Amongst all the offensive language (there is plenty of it!), and occasional nudity, there is an underlying deeper message. While committing a federal crime together, the four misfits eventually come to bond and care for one another in a way they’ve all been secretly missing from their lives. Hell, the lowly pot dealer even ends up doing the right thing in the end (depending on your definition of ‘the right thing’!) There’s just enough feel-good moments in this film to make you almost forget how many times the F-bomb is dropped.
Emma Roberts does a decent job of playing the couldn’t-care-less teenage girl, but her best scenes are definitely those with Aniston. The two have a great chemistry that you can feel deep in your bones, and for a moment you forget they’re a fake family. It feels much more plausible that Rose could be Casey’s mother when they actually share the screen.

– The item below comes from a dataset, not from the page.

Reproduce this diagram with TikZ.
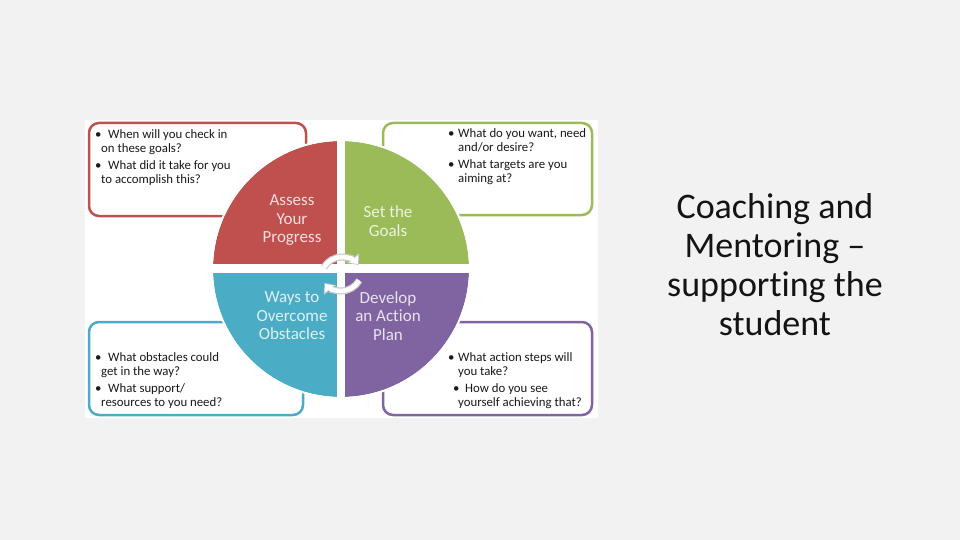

Sudeikis also does a great job at portraying the modern, stressed out father figure. When he drops an F-bomb, it feels completely warranted, and I truly worried that one of the veins in his neck may explode. His interactions with virginal Kenny are exactly as awkward as I remember my birds and the bees conversations being. Poulter is the epitome of a nerd, and truly rocks the eyebrows and rosy pink lips. His portrayal of Kenny had just the right amount of endearing dorkiness, and a strange kind of sex appeal, to keep the audience invested in the well being of his sex life.